Neurophos Raises $110M to Build Tiny Optical AI Chips That Could Transform Inference Computing

Dwijesh t

Austin-based photonics startup Neurophos has raised $110 million in Series A funding to develop ultra-efficient optical processors designed to revolutionize AI inferencing. The round was led by Gates Frontier, Bill Gates’ venture firm, with participation from Microsoft’s M12, Bosch Ventures, Aramco Ventures, Carbon Direct, and others.

Spun out of Duke University and the Metacept incubator, Neurophos builds on decades of research in metamaterials once famously used to create experimental “invisibility cloaks.” Today, that same science is powering a breakthrough in optical computing, aimed at solving one of AI’s biggest challenges: scaling compute performance while reducing power consumption.

Optical Processing Units for AI Inference

Neurophos has developed a metasurface modulator, a tiny optical component that can function as a tensor core for matrix-vector multiplication the core math behind modern AI models. By fitting thousands of these modulators on a single chip, the company claims it can deliver dramatically faster and more energy-efficient performance than today’s silicon-based GPUs and TPUs.

According to CEO Dr. Patrick Bowen, Neurophos’ optical processing unit (OPU) can run at 56 GHz, delivering up to 235 peta operations per second (POPS) while consuming just 675 watts. By comparison, Nvidia’s B200 GPU delivers around 9 POPS at 1,000 watts, highlighting the potential leap in both speed and efficiency.

Why Optical Chips Matter

Photonics has long promised faster and cooler computing because light travels faster than electricity and generates less heat. However, optical chips have traditionally faced challenges in size, manufacturing, and power-hungry digital-to-analog conversions. Neurophos claims its metasurface technology solves these issues by shrinking optical transistors by 10,000x, enabling dense integration using standard silicon foundry processes.

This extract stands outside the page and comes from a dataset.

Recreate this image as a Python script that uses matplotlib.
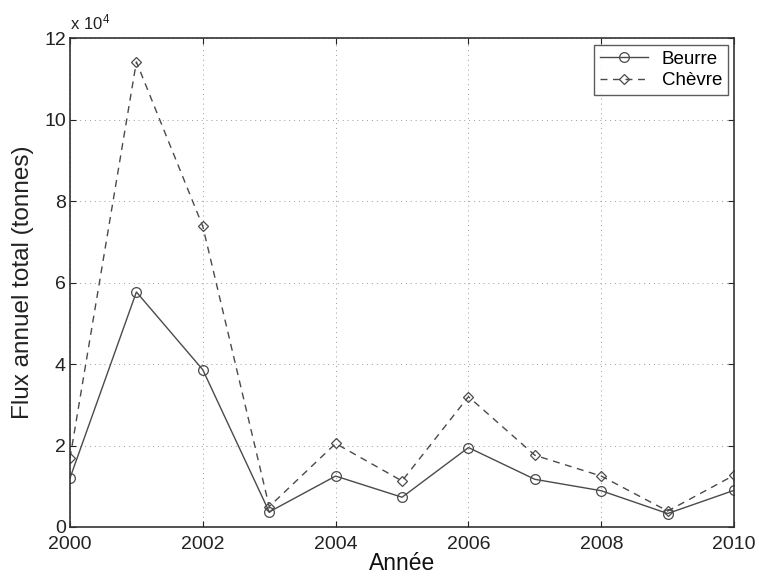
import matplotlib
matplotlib.use("Agg")
import matplotlib.pyplot as plt
import numpy as np

plt.rcParams["font.family"] = ["Liberation Sans", "DejaVu Sans"]

# annual total flux, in tonnes
annees = [2000, 2001, 2002, 2003, 2004, 2005, 2006, 2007, 2008, 2009, 2010]
beurre = [12000, 57700, 38600, 3700, 12500, 7300, 19500, 11700, 8900, 3300, 9000]
chevre = [16900, 114200, 73800, 5000, 20500, 11300, 32000, 17600, 12500, 3900, 12700]
echelle = 1e4

GRIS = "#4a4a4a"

fig = plt.figure(figsize=(7.59, 5.77), dpi=100)
ax = fig.add_axes([0.0922, 0.0867, 0.875, 0.847])

ax.plot(annees, np.array(beurre) / echelle, "-", color=GRIS, lw=1.0,
        marker="o", ms=7, mfc="none", mec=GRIS, mew=0.9, label="Beurre")
ax.plot(annees, np.array(chevre) / echelle, "--", color=GRIS, lw=1.0,
        dashes=(5, 4), marker="D", ms=5.5, mfc="none", mec=GRIS, mew=0.9,
        label="Chèvre")

ax.set_xlim(2000, 2010)
ax.set_ylim(0, 12)
ax.set_xticks(range(2000, 2011, 2))
ax.set_yticks(range(0, 13, 2))
ax.tick_params(direction="in", length=4, width=0.8, labelsize=14,
               top=True, right=True, colors="#222222")
ax.tick_params(axis="x", pad=6.5)
ax.tick_params(axis="y", pad=3)
ax.grid(True, linestyle=(0, (1, 4)), color="#9a9a9a", linewidth=0.7)
for s in ax.spines.values():
    s.set_linewidth(1.2)
    s.set_color("#333333")

ax.set_xlabel("Année", fontsize=16.5, labelpad=-1, color="#111111")
ax.set_ylabel("Flux annuel total (tonnes)", fontsize=17.5, labelpad=7,
              color="#222222")
ax.text(0.0, 1.012, r"$\mathregular{x\ 10^{4}}$", transform=ax.transAxes,
        fontsize=12, ha="left", va="bottom", color="#222222")

leg = ax.legend(loc="upper right", fontsize=13.5, frameon=True, fancybox=False,
                edgecolor="#333333", borderaxespad=0.35, handlelength=2.6,
                labelspacing=0.25, borderpad=0.3, handletextpad=0.7)
leg.get_frame().set_linewidth(1.0)

fig.savefig("out.png", dpi=100)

This miniaturization allows more computation to occur in the optical domain before conversion back to electronics, unlocking major energy savings a critical advantage as AI inference workloads explode across data centers.

Market Opportunity and Timeline

While Nvidia dominates the AI accelerator market, Neurophos believes its photonic architecture offers a fundamentally new path forward rather than incremental gains tied to silicon process nodes. The company plans to release its first commercial chips by mid-2028 and has already signed early customers, with Microsoft reportedly evaluating its technology closely.

The new funding will support development of data center-ready OPU modules, a full software stack, and early-access developer hardware, alongside expansion in Austin and a new engineering hub in San Francisco.

As AI inference demand surges, Neurophos’ optical processors could mark a major shift toward faster, greener, and more scalable AI computing.